Written and directed by James Cameron, the original sci-fi epic Avatar — set in a lush garden world called Pandora, home to wild beasts and towering blue aliens — encompasses complex but universal themes, from the careless greed of imperialism to love transcending cultural barriers. Its technical artistry is equally intricate. For his movie, Cameron strove to inch past the bleeding edge of cinema to bring Pandora to life. In doing so, the director and his army of artists paved the roads other filmmakers traveled for over a decade.

Into the Deep (Learning)

Riding shotgun into Pandora is Jon Landau, a former 20th Century Fox executive who steered the studio in the ‘90s. Landau produced Cameron’s seminal 1997 period romance Titanic, another box office juggernaut, before breaking records again with Avatar. The two reunite on Avatar: The Way of Water, and will collaborate once more on the untitled Avatar 3.

Aside from Cameron, Landau is one of few who have seen Avatar grow from words on a page to images on a screen. To Landau, the 13 years that separate releases is an entire generation of technological evolution. “I would describe two things as being impossible on the first movie,” Landau tells Inverse. “One, most importantly, is the quality of the facial performances we’re now able to get.”

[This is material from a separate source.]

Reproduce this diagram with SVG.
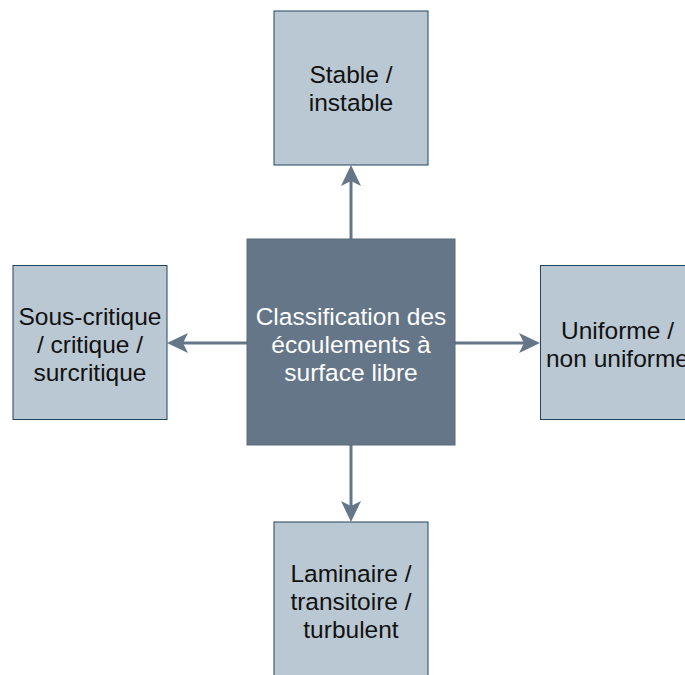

As Landau explains, the first Avatar captured actors’ facial performances for the alien Na’vi using a single standard-definition camera. For The Way of Water, “we’re doing it with two high definition cameras, getting a much higher fidelity performance.” One of those cameras features deep learning — a subcategory of machine learning in artificial neural networks that, although first explored in 1962, has been more widely adopted in recent years — that “allows us to drive the muscles inside the face to create much more nuanced performances,” Landau says.

The Ways of Water

Avatar: The Way of Water, a sequel to 2009’s Avatar, brings audiences back into the world of Pandora through the eyes of Jake Sully (Sam Worthington), who is now raising his Na’vi family.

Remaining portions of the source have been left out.